- [EXERCISE DETAILS]: Leave out the pictures and reproduce all of the data exactly.

################

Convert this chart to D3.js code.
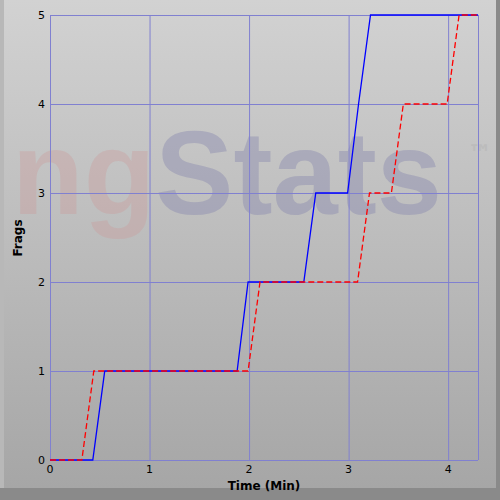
<!DOCTYPE html>
<html><head><meta charset="utf-8">
<script src="https://cdn.jsdelivr.net/npm/d3@7"></script>
<style>body{margin:0;background:#fff}</style>
</head><body>
<div id="chart"></div>
<script>
let w = 500, h = 500;
let xTicks = [0, 1, 2, 3, 4];
let yTicks = [0, 1, 2, 3, 4, 5];
// player 1 (blue solid)
let blueTime = [0, 0.43, 0.55, 1.88, 1.99, 2.55, 2.67, 2.99, 3.1, 3.22, 4.3];
let blueFrags = [0, 0, 1, 1, 2, 2, 3, 3, 4, 5, 5];
// player 2 (red dashed)
let redTime = [0, 0.32, 0.44, 1.99, 2.11, 3.09, 3.21, 3.43, 3.55, 3.99, 4.11, 4.3];
let redFrags = [0, 0, 1, 1, 2, 2, 3, 3, 4, 4, 5, 5];

let svg = d3.select("#chart").append("svg").attr("width", w).attr("height", h)
  .style("font-family", "DejaVu Sans, sans-serif");
let defs = svg.append("defs");
let g1 = defs.append("linearGradient").attr("id", "bg").attr("x1", 0).attr("y1", 0).attr("x2", 0).attr("y2", 1);
g1.append("stop").attr("offset", "0%").attr("stop-color", "#d2d2d2");
g1.append("stop").attr("offset", "100%").attr("stop-color", "#a6a6a6");

svg.append("rect").attr("width", w).attr("height", h).attr("fill", "#8a8a8a");
svg.append("rect").attr("x", 0).attr("y", 0).attr("width", 496).attr("height", 488).attr("fill", "url(#bg)");
svg.append("rect").attr("x", 0).attr("y", 0).attr("width", 4).attr("height", 488).attr("fill", "#b8b8b8");

// watermark
let wm = svg.append("text").attr("x", 12).attr("y", 214)
  .attr("textLength", 430).attr("lengthAdjust", "spacingAndGlyphs")
  .style("font-size", "118px").style("font-weight", "bold").style("font-family", "Liberation Sans, Arial, sans-serif");
wm.append("tspan").text("ng").attr("fill", "#cc9a9a").attr("opacity", 0.35);
wm.append("tspan").text("Stats").attr("fill", "#8c8cb0").attr("opacity", 0.45);
svg.append("text").attr("x", 468).attr("y", 162).text("™").attr("fill", "#bcbcbc")
  .style("font-size", "24px").style("font-weight", "bold");

let x = d3.scaleLinear().domain([0, 4.3]).range([50, 478]);
let y = d3.scaleLinear().domain([0, 5]).range([460, 15]);

let grid = svg.append("g").attr("stroke", "#8080d0").attr("stroke-width", 1);
grid.selectAll(".gx").data(xTicks.concat([4.3])).join("line")
  .attr("x1", d => x(d) + 0.5).attr("x2", d => x(d) + 0.5).attr("y1", y(5)).attr("y2", y(0));
grid.selectAll(".gy").data(yTicks).join("line")
  .attr("y1", d => y(d) + 0.5).attr("y2", d => y(d) + 0.5).attr("x1", x(0)).attr("x2", x(4.3));

svg.selectAll(".xt").data(xTicks).join("text").attr("x", d => x(d)).attr("y", 473)
  .attr("text-anchor", "middle").style("font-size", "11px").text(d => d);
svg.selectAll(".yt").data(yTicks).join("text").attr("x", 45).attr("y", d => y(d) + 4)
  .attr("text-anchor", "end").style("font-size", "11px").text(d => d);

svg.append("text").attr("x", 264).attr("y", 490).attr("text-anchor", "middle")
  .style("font-size", "12px").style("font-weight", "bold").text("Time (Min)");
svg.append("text").attr("transform", "translate(22,238) rotate(-90)").attr("text-anchor", "middle")
  .style("font-size", "12px").style("font-weight", "bold").text("Frags");

let line = d3.line().x(d => x(d[0])).y(d => y(d[1]));
svg.append("path").datum(d3.zip(blueTime, blueFrags)).attr("d", line)
  .attr("fill", "none").attr("stroke", "#0000ff").attr("stroke-width", 1.3);
svg.append("path").datum(d3.zip(redTime, redFrags)).attr("d", line)
  .attr("fill", "none").attr("stroke", "#ff0000").attr("stroke-width", 1.3).attr("stroke-dasharray", "6,3");
</script>
</body></html>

################

- [REPLY TO THE EXERCISE]:
Convert this chart to D3.js code.
<!DOCTYPE html>
<html><head><meta charset="utf-8">
<script src="https://cdn.jsdelivr.net/npm/d3@7"></script>
<style>body{margin:0;background:#fff}</style>
</head><body>
<div id="chart"></div>
<script>
let w = 500, h = 500;
let xTicks = [0, 1, 2, 3, 4];
let yTicks = [0, 1, 2, 3, 4, 5];
// player 1 (blue solid)
let blueTime = [0, 0.43, 0.55, 1.88, 1.99, 2.55, 2.67, 2.99, 3.1, 3.22, 4.3];
let blueFrags = [0, 0, 1, 1, 2, 2, 3, 3, 4, 5, 5];
// player 2 (red dashed)
let redTime = [0, 0.32, 0.44, 1.99, 2.11, 3.09, 3.21, 3.43, 3.55, 3.99, 4.11, 4.3];
let redFrags = [0, 0, 1, 1, 2, 2, 3, 3, 4, 4, 5, 5];

let svg = d3.select("#chart").append("svg").attr("width", w).attr("height", h)
  .style("font-family", "DejaVu Sans, sans-serif");
let defs = svg.append("defs");
let g1 = defs.append("linearGradient").attr("id", "bg").attr("x1", 0).attr("y1", 0).attr("x2", 0).attr("y2", 1);
g1.append("stop").attr("offset", "0%").attr("stop-color", "#d2d2d2");
g1.append("stop").attr("offset", "100%").attr("stop-color", "#a6a6a6");

svg.append("rect").attr("width", w).attr("height", h).attr("fill", "#8a8a8a");
svg.append("rect").attr("x", 0).attr("y", 0).attr("width", 496).attr("height", 488).attr("fill", "url(#bg)");
svg.append("rect").attr("x", 0).attr("y", 0).attr("width", 4).attr("height", 488).attr("fill", "#b8b8b8");

// watermark
let wm = svg.append("text").attr("x", 12).attr("y", 214)
  .attr("textLength", 430).attr("lengthAdjust", "spacingAndGlyphs")
  .style("font-size", "118px").style("font-weight", "bold").style("font-family", "Liberation Sans, Arial, sans-serif");
wm.append("tspan").text("ng").attr("fill", "#cc9a9a").attr("opacity", 0.35);
wm.append("tspan").text("Stats").attr("fill", "#8c8cb0").attr("opacity", 0.45);
svg.append("text").attr("x", 468).attr("y", 162).text("™").attr("fill", "#bcbcbc")
  .style("font-size", "24px").style("font-weight", "bold");

let x = d3.scaleLinear().domain([0, 4.3]).range([50, 478]);
let y = d3.scaleLinear().domain([0, 5]).range([460, 15]);

let grid = svg.append("g").attr("stroke", "#8080d0").attr("stroke-width", 1);
grid.selectAll(".gx").data(xTicks.concat([4.3])).join("line")
  .attr("x1", d => x(d) + 0.5).attr("x2", d => x(d) + 0.5).attr("y1", y(5)).attr("y2", y(0));
grid.selectAll(".gy").data(yTicks).join("line")
  .attr("y1", d => y(d) + 0.5).attr("y2", d => y(d) + 0.5).attr("x1", x(0)).attr("x2", x(4.3));

svg.selectAll(".xt").data(xTicks).join("text").attr("x", d => x(d)).attr("y", 473)
  .attr("text-anchor", "middle").style("font-size", "11px").text(d => d);
svg.selectAll(".yt").data(yTicks).join("text").attr("x", 45).attr("y", d => y(d) + 4)
  .attr("text-anchor", "end").style("font-size", "11px").text(d => d);

svg.append("text").attr("x", 264).attr("y", 490).attr("text-anchor", "middle")
  .style("font-size", "12px").style("font-weight", "bold").text("Time (Min)");
svg.append("text").attr("transform", "translate(22,238) rotate(-90)").attr("text-anchor", "middle")
  .style("font-size", "12px").style("font-weight", "bold").text("Frags");

let line = d3.line().x(d => x(d[0])).y(d => y(d[1]));
svg.append("path").datum(d3.zip(blueTime, blueFrags)).attr("d", line)
  .attr("fill", "none").attr("stroke", "#0000ff").attr("stroke-width", 1.3);
svg.append("path").datum(d3.zip(redTime, redFrags)).attr("d", line)
  .attr("fill", "none").attr("stroke", "#ff0000").attr("stroke-width", 1.3).attr("stroke-dasharray", "6,3");
</script>
</body></html>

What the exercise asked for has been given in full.